Особо следует сказать о Кирове, которого многие историки традиционно считают чуть ли не лидером «умеренной фракции». Пока создаётся впечатление, что главной причиной подозрений по поводу реформаторских наклонностей Кирова является его трагическая гибель. В этом случае срабатывают чисто логические построения. Раз Киров был убит, и в результате этого относительно «умеренный» курс 1934 г. сменился явным наступлением террористической линии — значит Киров был одним из столпов «умеренности». Никаких основательных фактов, подтверждающих это точку зрения, однако, не существует. Из известных документов трудно сделать заключение о наличии у Кирова политической программы или хотя бы отдельных политических намерений, отличных от сталинских. Материалы Политбюро вообще выявляют минимальную роль Кирова в деятельности высших органов партийной власти. Крайне редкими были его появления в Москве. Лишь в исключительных случаях подпись Кирова можно найти под решениями Политбюро, принятыми опросом членов Политбюро. Инициативы и предложения Кирова не выходили из ряда инициатив, выдвигавшихся другими секретарями крупных партийных организаций. Он просил о дополнительных ресурсах для Ленинграда, боролся за местные, ленинградские интересы в различных спорных вопросах, защищал своих подчинённых и т.п.
На основе имеющихся фактов инициатором разного рода акций, предопределявших направление политического курса, может быть назван прежде всего Сталин. По его предложениям (в большинстве случаев, можно сказать, приказам) проводились как государственно-террористические акции, так и «реформы». Пока не известно ни одно принципиальное решение, принятое в 30-е годы помимо Сталина, а тем более против его воли. Это не означает, конечно, что вся советская история этого периода предопределялась исключительно личными пристрастиями и представлениями вождя, что он был абсолютно свободен в собственном выборе. Подробное исследование логики решений Сталина, влияния на его деятельность различных факторов — реальных социально-экономических процессов, ведомственных противоречий, позиции советской номенклатуры и т.п. — не входило в задачу данной книги. В ней рассматривался преимущественно один вопрос — о роли Политбюро и отдельных его членов (возможно, «фракций») в принятии политических решений.
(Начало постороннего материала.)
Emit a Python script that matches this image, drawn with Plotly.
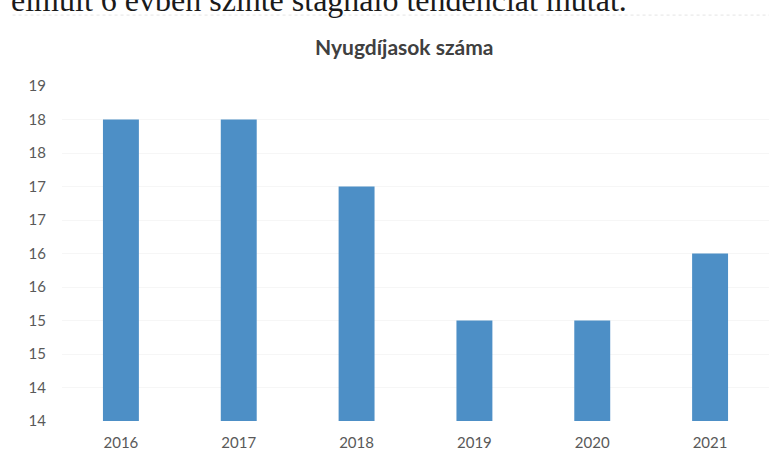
import plotly.graph_objects as go

years = ["2016", "2017", "2018", "2019", "2020", "2021"]
pensioners = [18, 18, 17, 15, 15, 16]
tick_values = [13.5, 14, 14.5, 15, 15.5, 16, 16.5, 17, 17.5, 18, 18.5]
tick_labels = ["14", "14", "15", "15", "16", "16", "17", "17", "18", "18", "19"]
title_text = "Nyugdíjasok száma"
page_text = "elmúlt 6 évben szinte stagnáló tendenciát mutat."

W, H = 784, 452
ml, mr, mt, mb = 61.5, 14.5, 86, 30.5
PW, PH = W - ml - mr, H - mt - mb


def px_x(x):
    return (x - ml) / PW


def px_y(y):
    return (H - mb - y) / PH


fig = go.Figure(go.Bar(
    x=years, y=pensioners,
    marker=dict(color="#4d8fc6", line=dict(width=0)),
))

fig.update_layout(
    width=W, height=H,
    margin=dict(l=ml, r=mr, t=mt, b=mb, pad=0, autoexpand=False),
    paper_bgcolor="white", plot_bgcolor="white",
    bargap=0.695,
    showlegend=False,
    font=dict(family="Lato", color="#595959", size=15),
    annotations=[
        dict(text="<b>" + title_text + "</b>", xref="paper", yref="paper",
             x=px_x(404), y=px_y(46),
             xanchor="center", yanchor="middle", showarrow=False,
             font=dict(family="Lato", size=21, color="#404040")),
        dict(text=page_text, xref="paper", yref="paper",
             x=px_x(8), y=px_y(20),
             xanchor="left", yanchor="bottom", showarrow=False,
             font=dict(family="Liberation Serif", size=32, color="#1a1a1a")),
    ],
    shapes=[
        dict(type="line", xref="paper", yref="paper",
             x0=px_x(12), x1=1.0, y0=px_y(15), y1=px_y(15),
             line=dict(color="#e4e4e4", width=1, dash="dot")),
    ],
)

fig.update_yaxes(
    range=[13.5, 18.5], tickvals=tick_values, ticktext=tick_labels,
    showgrid=True, gridcolor="#f6f6f6", gridwidth=1, automargin=False,
    zeroline=False, showline=False, ticks="", ticklabelstandoff=15,
)
fig.update_xaxes(
    showgrid=False, showline=False, ticks="", ticklabelstandoff=11,
    automargin=False,
)

fig.write_html("out.html", config={"displayModeBar": False},
               post_script="document.body.style.margin='0';")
И пока, отвечая на этот вопрос, можно отметить, что именно Сталин в одном лице представлял собой и «радикальную» и «умеренную» фракции в Политбюро, на счёт которых историки нередко относили решения о поворотах «генеральной линии».
Известные факты и документы позволяют говорить о Сталине как о жестоком, циничном, но достаточно прагматичном лидере. Не останавливаясь ни перед чем на пути к своим целям, предпочитая всем иным методам управления обществом насилие и террор, он был способен осознать и подчиниться некоторым социальным и экономическим реальностям. Проводившиеся по его инициативе политические манёвры, не затрагивая основ системы, позволяли режиму сохранять устойчивость. Расплачиваясь за свои авантюры и преступления жизнями миллионов соотечественников, Сталин сумел до конца своей жизни оставаться не только символом, но и реальным центром особой социально-экономической системы, о сути и предпосылках возникновения которых уже десятилетия спорят историки. В понимании принципов конструирования и поддержания жизнеспособности этой системы Сталин стоял на голову выше своих соратников, что было естественным следствием победы сталинской фракции и отстранения от власти всех сколько-нибудь значительных советских лидеров в 20-е годы.
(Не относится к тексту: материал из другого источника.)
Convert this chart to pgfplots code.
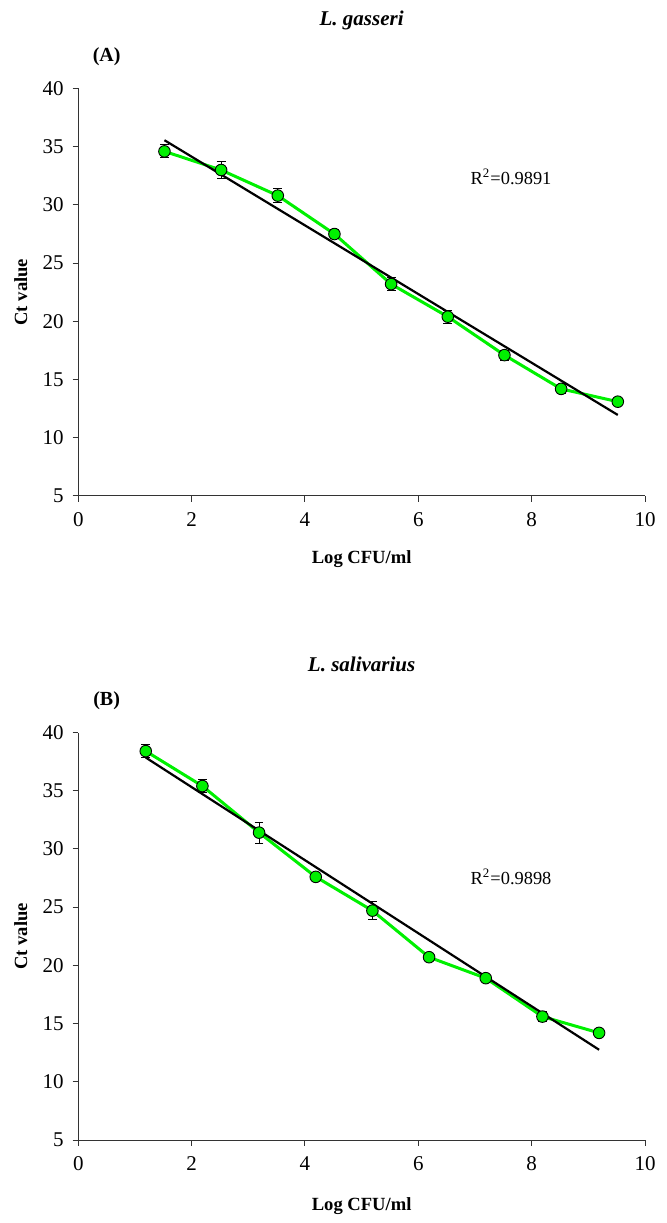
\documentclass[border=0pt]{standalone}
\usepackage{fontspec}
\setmainfont{Liberation Serif}
\usepackage{pgfplots}
\pgfplotsset{compat=1.18}
\usepackage{pgfplotstable}

\definecolor{lime}{RGB}{0,240,0}

\pgfplotstableread{
x y e
1.52 34.6 0.56
2.52 33.0 0.77
3.52 30.8 0.62
4.52 27.5 0.39
5.52 23.2 0.55
6.52 20.4 0.56
7.52 17.1 0.42
8.52 14.2 0.40
9.52 13.1 0.30
}\dataA

\pgfplotstableread{
x y e
1.19 38.4 0.57
2.19 35.4 0.57
3.19 31.4 0.90
4.19 27.6 0.30
5.19 24.7 0.80
6.19 20.7 0.30
7.19 18.9 0.30
8.19 15.6 0.43
9.19 14.2 0.40
}\dataB

\pgfplotstableread{
x y
1.52 35.56
9.52 11.96
}\fitA

\pgfplotstableread{
x y
1.19 37.85
9.19 12.75
}\fitB

\pgfplotsset{
  panel/.style={
    scale only axis, width=283.35pt, height=203.75pt,
    xmin=0, xmax=10, ymin=5, ymax=40,
    xtick={0,2,...,10}, ytick={5,10,...,40},
    axis x line*=bottom, axis y line*=left,
    axis line style={black!80, line width=0.5pt, -},
    tick style={black!80, line width=0.5pt},
    tick align=outside, major tick length=2.8pt,
    tick label style={font=\fontsize{10.5}{12}\selectfont},
    xticklabel style={yshift=-2pt},
    yticklabel style={xshift=-1pt},
    /pgf/number format/assume math mode=true,
    xlabel={Log CFU/ml}, ylabel={Ct value},
    label style={font=\fontsize{9.3}{11}\selectfont\bfseries},
    ylabel style={at={(axis description cs:-0.1016,0.5)}, anchor=center, rotate=0},
    title style={at={(axis description cs:0.5,1.137)}, anchor=center, font=\fontsize{10.5}{12}\selectfont\bfseries\itshape},
    clip=false,
  },
  greenline/.style={color=lime, line width=1.5pt, no marks},
  fitline/.style={color=black, line width=1.1pt, no marks},
  pts/.style={only marks, mark=*, mark size=2.9pt,
    mark options={fill=lime, draw=black, line width=0.45pt},
    error bars/.cd, y dir=both, y explicit,
    error bar style={black, line width=0.5pt},
    error mark options={rotate=90, mark size=2.2pt, black, line width=0.5pt}},
}

\begin{document}
\begin{tikzpicture}
\useasboundingbox (0,0) rectangle (333pt,611.5pt);

\begin{axis}[panel, at={(39.15pt,363.5pt)}, anchor=south west,
  title={L. gasseri},
  xlabel style={at={(axis description cs:0.5,-0.155)}, anchor=center}]
  \addplot[greenline] table[x=x,y=y]{\dataA};
  \addplot[fitline] table[x=x,y=y]{\fitA};
  \addplot[pts] table[x=x,y=y,y error=e]{\dataA};
  \node[font=\fontsize{10}{12}\selectfont\bfseries] at (axis description cs:0.05,1.078) {(A)};
  \node[anchor=west, font=\fontsize{9.2}{11}\selectfont] at (axis cs:6.8,32.4) {R\textsuperscript{2}=0.9891};
\end{axis}

\begin{axis}[panel, at={(39.15pt,41.5pt)}, anchor=south west,
  title={L. salivarius},
  xlabel style={at={(axis description cs:0.5,-0.163)}, anchor=center}]
  \addplot[greenline] table[x=x,y=y]{\dataB};
  \addplot[fitline] table[x=x,y=y]{\fitB};
  \addplot[pts] table[x=x,y=y,y error=e]{\dataB};
  \node[font=\fontsize{10}{12}\selectfont\bfseries] at (axis description cs:0.05,1.078) {(B)};
  \node[anchor=west, font=\fontsize{9.2}{11}\selectfont] at (axis cs:6.8,27.6) {R\textsuperscript{2}=0.9898};
\end{axis}
\end{tikzpicture}
\end{document}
Взаимоотношения Сталина и его соратников по Политбюро на протяжении 30-х годов менялись. В начале этого десятилетия члены Политбюро обладали относительной самостоятельностью, а само Политбюро ещё можно было рассматривать как орган коллективного руководства. Это предопределялось, вероятно, несколькими причинами. Прежде всего действовала инерция прежних традиций руководства партией. Будучи первым среди равных, вождь должен был считаться как со своими ближайшими помощниками, так и с более широким кругом партийных функционеров, входивших в ЦК и имевших относительную свободу рук на местах. Положение Сталина, только недавно одержавшего победу в длительной борьбе с оппозициями (Троцким, Зиновьевым, Каменевым, Бухариным, Рыковым и т.д.) было ещё не столь прочным, чтобы он мог открыто пренебречь принципами «коллективного руководства». Более того, до тех пор, пока в стране нарастал острейший кризис, вызванный левым поворотом конца 20-х годов, сам Сталин был заинтересован в поддержании прежних традиций руководства, в разделении ответственности между группой вождей.